Рей Брэдбери. «Запах сарсапарели».


**********
Однажды ко мне на работу (в антикварный магазин) зашли два молодых парня. Я им долго и подробно о чём-то рассказывал, и они спросили у меня, откуда я всё это знаю. А я просто жил в этом. Сами они этого просто не могли знать, в конце двадцатого века всё менялось так быстро, что то, что вчера казалось простым и вечным, сегодня просто-напросто исчезало вообще и навсегда. Это касается всего – и общественного строя, и людей, и вещей, что нас окружали.
 
Короче говоря, напишу, а там будет видно. Это ни в коей мере не автобиография, просто на фоне жизни нашей обыкновенной семьи обыкновенных инженеров-строителей, мне гораздо легче описать предметы и события того времени. Это просто воспоминания о тех вещах и людях, которые еще вчера окружали меня. Я не утверждаю, что всё было именно так. Это лишь мое сегодняшнее восприятие того счастливого времени, которое называется детством. И хотя всё описанное мной происходило в г. Луганске (Ворошиловграде), я думаю, что всё это было и в любом другом городе СССР. Ну, с богом!

*******
Я родился в Луганске 9 января 1960 года и из раннего детства почти ничего не помню. Помню, что страшно гордился датой своего рождения, и при каждом удобном случае говорил приятелям, что родился в кровавое воскресенье (расстрелянная демонстрация рабочих в 1905 году). Единственное, что мне не нравилось в дате своего рождения, так это то, что на следующий день в школах заканчивались зимние каникулы, и из праздника приходилось сразу погружаться в будни.
 
Первые воспоминания начинаются году в 64-м, когда наша семья (я с сестрой Олей, бабушка-пенсионерка и родители – инженеры-строители) получила трёхкомнатную квартиру в хрущёвке на квартале Шевченко, куда переехали из полуподвальной квартиры на улице Ворошилова. Из кранов шла холодная и горячая вода, был газ, отопление.
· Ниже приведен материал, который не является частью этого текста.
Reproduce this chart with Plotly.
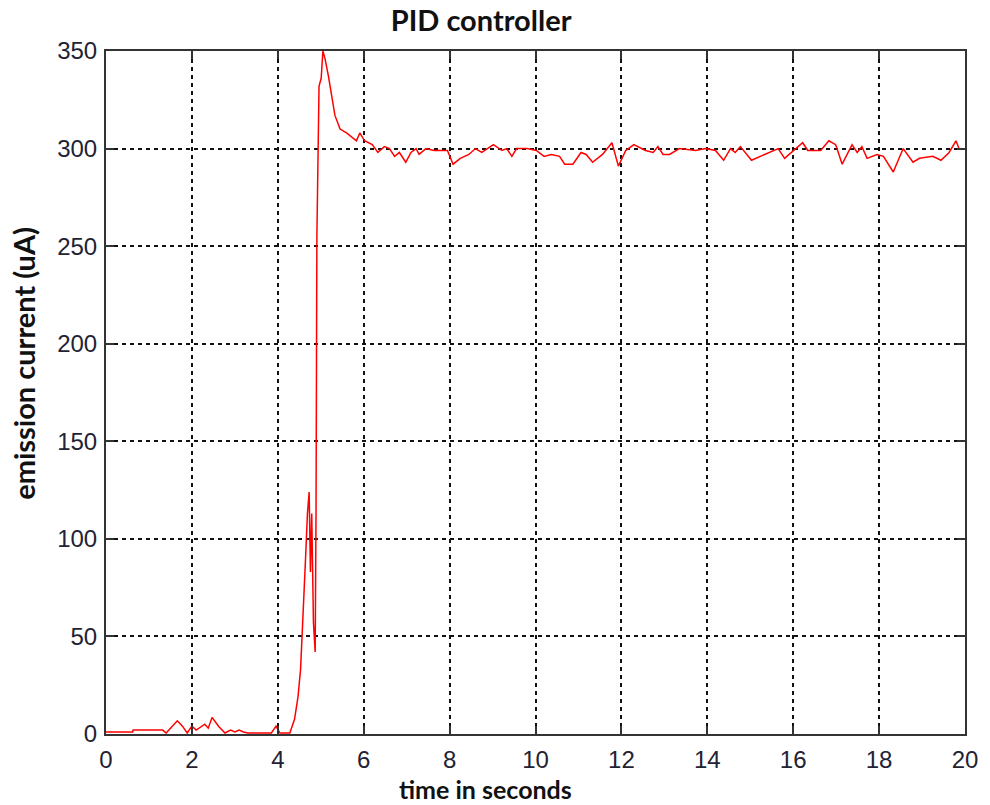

Туалет – не какая-то деревянная будка в огороде, а настоящий оборудованный санузел с белой, эмалированной ванной. Купаться в настоящей ванне, а не в тазу – это было просто чудом. Родителям не надо было таскать воду из колонки за сто метров, топить печь углём.
 
Я понимаю, что всё познается в сравнении, и всё то, что в 1964 году вызывало радость, сейчас сильно устарело, пообносилось и вызывает не радость, а горечь и грусть. И тот здоровенный камень, который лежал рядом с домом, перегораживая машинам проезд, и на котором я возюкал вперёд-назад свой игрушечный автомобиль, оказывается, мне давно уже не по пояс, а ниже колена. И почтовые ящики в подъездах, которые раньше ломились от почты, сейчас ломятся от мусора и очередных предвыборных листовок. А сами дома сейчас называют хрущёвками с презрительным оттенком.
 
Всё же правы те, кто говорит, что нельзя возвращаться туда, где когда-то тебе было хорошо, тем более что многие из людей, которые меня там окружали, давно ушли. И никогда уже вечером мне больше не крикнут с балкона в тёплую летнюю темноту: «Саша, домой!» И уж лучше я вернусь в то далекое «хорошо» не наяву, а в своих воспоминаниях, туда, где все ещё живы и здоровы, а ты сам очень редко говоришь слова «помнишь» и «было» и думаешь лишь о том, что «будет». Я закрываю глаза и вижу себя маленьким четырёхлетним мальчиком со светлыми волосами, который стоит у запертого буфета с конфетами и гладит его гладкий коричневый бок своей ладошкой.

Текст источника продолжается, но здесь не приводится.